Wir arbeiten an sogenannten “System Changes”. Im Ashoka Netzwerk, das uns bei der Gründung unterstützt hat, gibt es ein schönes Beispiel, welches deutlich macht, worum es uns beim System Change geht: Wenn Kinder im Unterricht nicht mitkommen, gibt es zwei Optionen. Erstens: Nachhilfe. Zweitens: Für einen Unterricht eintreten, der so gut und inklusiv ist, dass es gar keine Nachhilfe mehr braucht. In einem gesunden sozialen System sollten circa 95% der Kräfte im Status Quo arbeiten, also Nachhilfe anbieten.

Die Kinder haben jetzt Probleme und können nicht darauf warten, dass wir irgendwann einmal eine grundlegende Bildungsreform umgesetzt haben. Wenn aber niemand an der Bildungsreform arbeitet, werden wir auch das Grundproblem nie in den Griff bekommen und immer nur Symptome bekämpfen.

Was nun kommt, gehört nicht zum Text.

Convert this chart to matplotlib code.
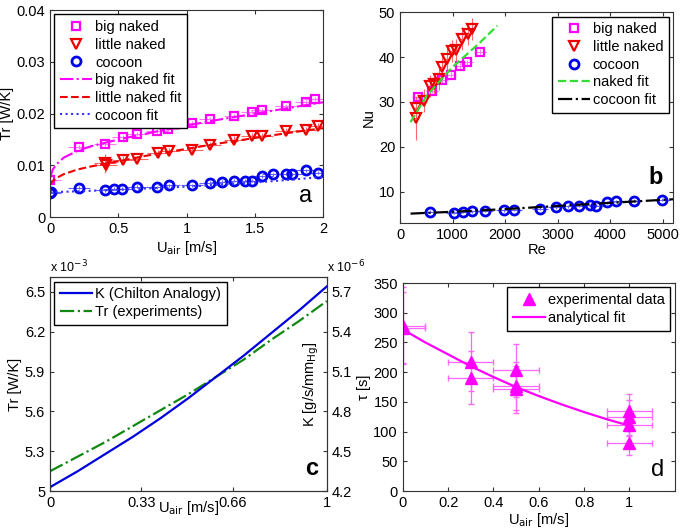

Deshalb sollten nach Ashoka-Logik die restlichen 5% der Kräfte daran arbeiten, das System grundlegend zu verändern. Wir sind diese 5% im Bereich Rechtsstaat. Eines der ersten Projekte im Ashoka Netzwerk war übrigens Wikipedia. Die waren auch mal die 5%. 

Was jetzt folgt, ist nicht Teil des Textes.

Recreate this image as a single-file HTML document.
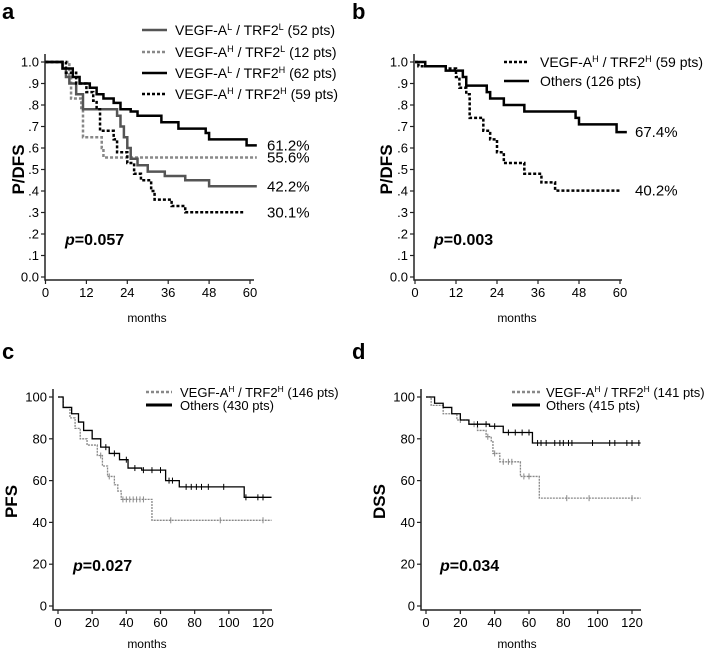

Gibt es etwas, worauf du dich in Zukunft besonders freust?

Den Launch von ACCICE. Bisher ist unser öffentliches Auftreten nur sehr bruchstückhaft und wir mobilisieren vor allem über informelle Netzwerke.

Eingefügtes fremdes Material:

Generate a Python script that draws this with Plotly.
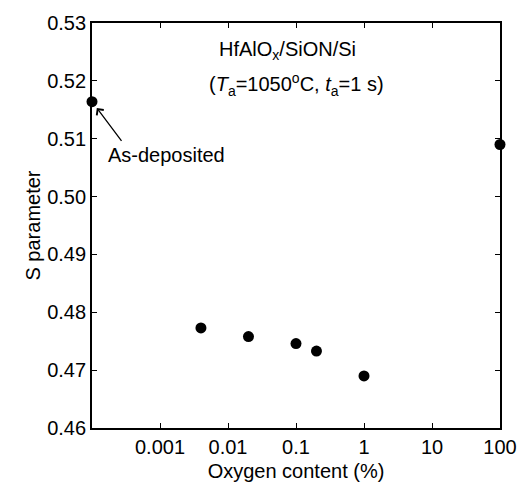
import plotly.graph_objects as go

oxygen_content = [0.0001, 0.004, 0.02, 0.1, 0.2, 1, 100]
s_parameter = [0.5164, 0.4773, 0.4758, 0.4746, 0.4733, 0.4690, 0.5090]
x_tick_vals = [0.001, 0.01, 0.1, 1, 10, 100]
x_tick_text = ["0.001", "0.01", "0.1", "1", "10", "100"]
y_tick_vals = [0.46, 0.47, 0.48, 0.49, 0.50, 0.51, 0.52, 0.53]

FONT = "Liberation Sans, Arial, sans-serif"
FS = 20

fig = go.Figure()
fig.add_trace(go.Scatter(
    x=oxygen_content, y=s_parameter, mode="markers",
    marker=dict(color="black", size=11, symbol="circle"),
    cliponaxis=False, showlegend=False,
))

axis_common = dict(
    showline=True, linecolor="black", linewidth=1.8, mirror="allticks",
    ticks="inside", ticklen=5, tickwidth=1.3, tickcolor="black",
    showgrid=False, zeroline=False,
    tickfont=dict(family=FONT, size=FS, color="black"),
)

fig.update_xaxes(
    type="log", range=[-4, 2], tickvals=x_tick_vals, ticktext=x_tick_text,
    title=dict(text="Oxygen content (%)", font=dict(family=FONT, size=FS, color="black"), standoff=7),
    **axis_common,
)
fig.update_yaxes(
    range=[0.46, 0.53], tickvals=y_tick_vals, tickformat=".2f",
    title=dict(text="S parameter", font=dict(family=FONT, size=FS, color="black"), standoff=1),
    **axis_common,
)

fig.add_annotation(x=0.48, xref="x domain", y=1 - (47 - 19) / 409, yref="paper", yanchor="middle",
                   text="HfAlO<sub>x</sub>/SiON/Si", showarrow=False,
                   font=dict(family=FONT, size=FS, color="black"))
fig.add_annotation(x=0.5, xref="x domain", y=1 - (81 - 19) / 409, yref="paper", yanchor="middle",
                   text="(<i>T</i><sub>a</sub>=1050<sup>o</sup>C, <i>t</i><sub>a</sub>=1 s)", showarrow=False,
                   font=dict(family=FONT, size=FS, color="black"))
fig.add_annotation(x=-4, y=0.5164, xref="x", yref="y",
                   ax=-4 + (123 - 92) / 68.8, ay=0.5164 - (140 - 99) / 5843,
                   axref="x", ayref="y",
                   text="", showarrow=True, arrowhead=4, arrowsize=1.3, arrowwidth=1.3,
                   arrowcolor="black", standoff=8)
fig.add_annotation(x=-4 + (106 - 92) / 68.8, y=0.5164 - (153 - 99) / 5843, xref="x", yref="y",
                   xanchor="left", yanchor="middle", text="As-deposited", showarrow=False,
                   font=dict(family=FONT, size=FS, color="black"))

fig.update_layout(
    width=529, height=491,
    margin=dict(l=92, r=24, t=19, b=63),
    paper_bgcolor="white", plot_bgcolor="white",
)

fig.write_html("out.html")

Eigentlich wollen wir aber offen für alle sein: Menschen, die sich engagieren wollen, Menschen, die mitgestalten wollen oder einfach Menschen, die Lust haben zu zu gemeinsamen Themen in den Austausch zu kommen.

Mit dem politischen Klima ab Sommer 2024 mussten wir unsere Jahresplanung aber auf den Kopf stellen und alles in das Thema juristische Ausbildung investieren, damit es bei den sich abzeichnenden Bundestagswahlen nicht komplett untergeht.

Im Gegenzug war aber alles on hold, was mit Inner Work zu tun hat, also auch Unternehmens- und Strukturaufbau. Jetzt haben wir langsam wieder Raum dafür und hoffen, ab Juli aus der “Soft Opening”-Phase endlich in stabile Rythmen und konsequente Außenkommunikation zu kommen. Denn alles, was wir mit ACCICE vorhaben, steht und fällt am Ende mit dem Collective Impact der Jura-Community.

Nur wenn sich genug Leute einbringen und gemeinsam für mehr Zugang zum Recht eintreten, werden wir die ganz großen Fragen angehen können. Wenn man aber gar nicht weiß, dass es ACCICE gibt und was wir gemeinsam vorhaben, kann man sich natürlich schlecht anschließen …

Vielen Dank, dass du dir die Zeit für das Interview genommen hast!